At this stage, forecasting stops being a planning exercise and starts functioning like an operating system.

7. Where VAIS Takes Forecasting Beyond Lead Metrics

Lead count calculators provide structure. VAIS adds foresight.

VAIS analyzes historical campaign and sales data to update forecasts as buyer behavior changes. Instead of assuming all MQLs are equal, it highlights which leads are most likely to convert and where Sales should focus effort.

That means:

  • Higher-quality MQL prioritization
  • Smarter Sales follow-ups
  • Real-time pipeline visibility for leadership

By adding predictive pipeline insights through VAIS, forecasting evolves from static metrics into a dynamic decision-support system.

8. Common Forecasting Mistakes Leaders Still Make

Even experienced teams slip under growth pressure. The most common mistakes:

  • Treating forecasts as promises instead of guidance
  • Prioritizing volume over lead quality
  • Waiting until quarter-end to course-correct

These missteps compound quietly, leading to rushed decisions, reactive spending, and internal tension. Strong forecasting relies on discipline, visibility, and early action.

9. Forecasting Builds Trust Across Teams

Forecasting isn’t about hitting a number.
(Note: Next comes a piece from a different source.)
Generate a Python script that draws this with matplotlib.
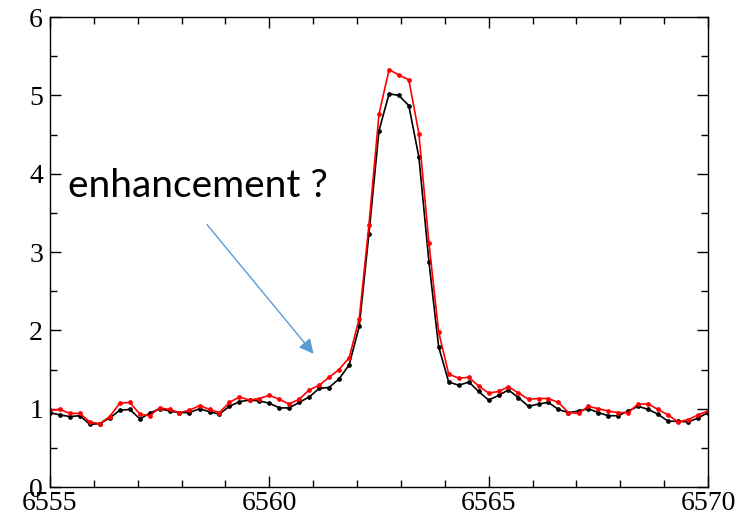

It’s about building trust.

When forecasts are clear:

  • Marketing understands the demand it needs to generate
  • Sales can plan follow-ups realistically
  • Leadership commits with confidence

Using a lead count calculator alongside VAIS makes funnel dynamics visible, aligns expectations across teams, and replaces guesswork with clarity.

Start building campaigns with confidence by using Valasys’ free Lead Count Calculator and deepen your forecasting strategy with VAIS’ predictive insights.

Because hope isn’t a strategy, clarity is.

Quick FAQs

  1. What is a lead count calculator in campaign forecasting?
    A lead count calculator helps estimate how many leads, MQLs, and SQLs you need to hit a revenue target by working backward through your sales funnel using real conversion rates.
  2. How does a lead count calculator improve campaign forecasting accuracy?
    It replaces guesswork with data-driven funnel math, making campaign forecasting more accurate by aligning traffic, lead volume, and pipeline requirements with revenue goals.
  3. Why do campaign forecasts fail without proper lead calculations?
    Most forecasts fail due to optimistic assumptions, unclear MQL definitions, and ignored drop-offs between funnel stages, leading to inflated pipeline expectations and missed revenue targets.
  4. How is a lead count calculator different from traditional forecasting spreadsheets?
    Unlike static spreadsheets, a lead count calculator dynamically models funnel stages, conversion rates, and pipeline coverage to show whether your campaign can realistically support revenue targets.
  5. Can a lead count calculator align Marketing and Sales forecasting?
    Yes. By making funnel assumptions visible, a lead count calculator aligns Marketing and Sales on MQL-to-SQL expectations, improving pipeline transparency and leadership trust.